Leaving out the pictures, retype the lines from the beginning of the listing through the line containing "import plotly.graph_objects as go".

▸ **Recorded information**:
● ● ●

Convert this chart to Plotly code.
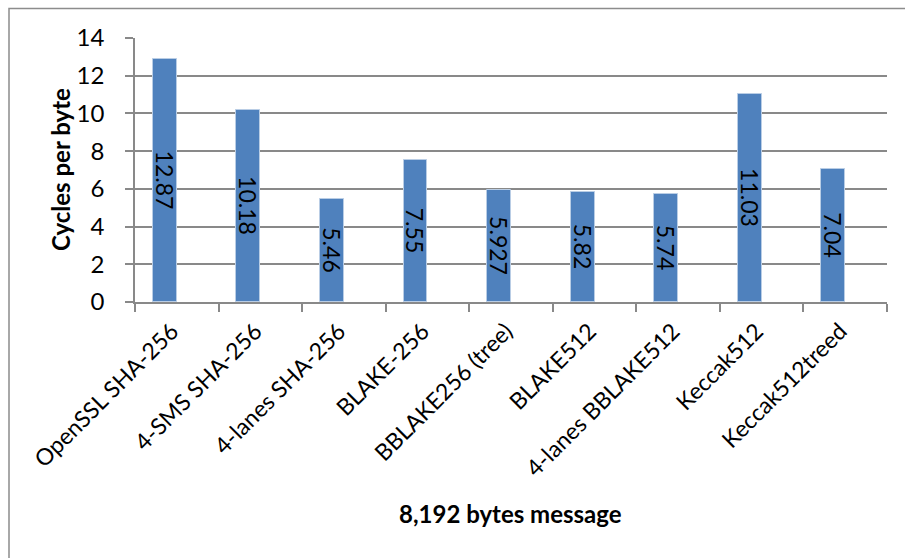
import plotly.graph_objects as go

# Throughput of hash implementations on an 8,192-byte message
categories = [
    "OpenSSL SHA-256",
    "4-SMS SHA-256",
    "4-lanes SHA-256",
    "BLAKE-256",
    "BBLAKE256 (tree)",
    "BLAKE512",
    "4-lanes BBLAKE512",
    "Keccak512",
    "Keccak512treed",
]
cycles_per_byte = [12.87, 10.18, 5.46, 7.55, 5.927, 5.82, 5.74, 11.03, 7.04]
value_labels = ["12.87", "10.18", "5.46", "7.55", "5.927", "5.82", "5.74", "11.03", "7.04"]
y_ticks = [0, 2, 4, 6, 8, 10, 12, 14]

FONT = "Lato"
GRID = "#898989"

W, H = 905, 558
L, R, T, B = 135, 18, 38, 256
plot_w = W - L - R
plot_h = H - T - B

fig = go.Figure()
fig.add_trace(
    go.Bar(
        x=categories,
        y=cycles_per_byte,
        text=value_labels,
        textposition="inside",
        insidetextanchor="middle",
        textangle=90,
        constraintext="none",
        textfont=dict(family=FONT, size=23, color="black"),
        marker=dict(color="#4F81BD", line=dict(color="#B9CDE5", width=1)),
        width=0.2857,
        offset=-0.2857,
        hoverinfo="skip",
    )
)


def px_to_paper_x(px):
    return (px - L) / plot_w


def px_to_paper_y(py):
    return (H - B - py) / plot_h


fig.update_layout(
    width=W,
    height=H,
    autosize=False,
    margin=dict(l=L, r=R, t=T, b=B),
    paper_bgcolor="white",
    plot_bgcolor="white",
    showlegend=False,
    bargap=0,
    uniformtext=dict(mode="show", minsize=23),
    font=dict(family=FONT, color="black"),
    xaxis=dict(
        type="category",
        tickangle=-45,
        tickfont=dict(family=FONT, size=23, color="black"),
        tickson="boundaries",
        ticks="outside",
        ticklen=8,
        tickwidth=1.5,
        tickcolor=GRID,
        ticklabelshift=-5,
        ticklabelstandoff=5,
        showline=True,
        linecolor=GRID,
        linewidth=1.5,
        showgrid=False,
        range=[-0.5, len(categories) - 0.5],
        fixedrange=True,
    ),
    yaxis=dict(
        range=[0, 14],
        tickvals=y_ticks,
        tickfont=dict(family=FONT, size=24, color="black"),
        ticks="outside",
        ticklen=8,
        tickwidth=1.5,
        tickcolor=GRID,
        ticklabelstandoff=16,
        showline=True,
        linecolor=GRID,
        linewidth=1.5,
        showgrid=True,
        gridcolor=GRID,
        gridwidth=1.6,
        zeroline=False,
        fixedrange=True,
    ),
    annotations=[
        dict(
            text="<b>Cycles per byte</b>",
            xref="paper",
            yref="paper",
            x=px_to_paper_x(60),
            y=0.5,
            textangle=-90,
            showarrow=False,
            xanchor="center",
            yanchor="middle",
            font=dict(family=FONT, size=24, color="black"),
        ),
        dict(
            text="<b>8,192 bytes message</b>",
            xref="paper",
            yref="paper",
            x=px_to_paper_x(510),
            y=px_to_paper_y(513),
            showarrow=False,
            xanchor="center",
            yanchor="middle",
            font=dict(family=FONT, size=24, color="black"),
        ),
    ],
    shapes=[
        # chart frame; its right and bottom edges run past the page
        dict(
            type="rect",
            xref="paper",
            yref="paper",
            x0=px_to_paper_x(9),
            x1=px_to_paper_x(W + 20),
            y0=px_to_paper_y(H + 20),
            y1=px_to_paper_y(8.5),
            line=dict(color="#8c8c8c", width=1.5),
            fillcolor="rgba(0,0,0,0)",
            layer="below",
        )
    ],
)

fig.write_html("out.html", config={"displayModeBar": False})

● ● ●

▸ **In response**:
Convert this chart to Plotly code.
import plotly.graph_objects as go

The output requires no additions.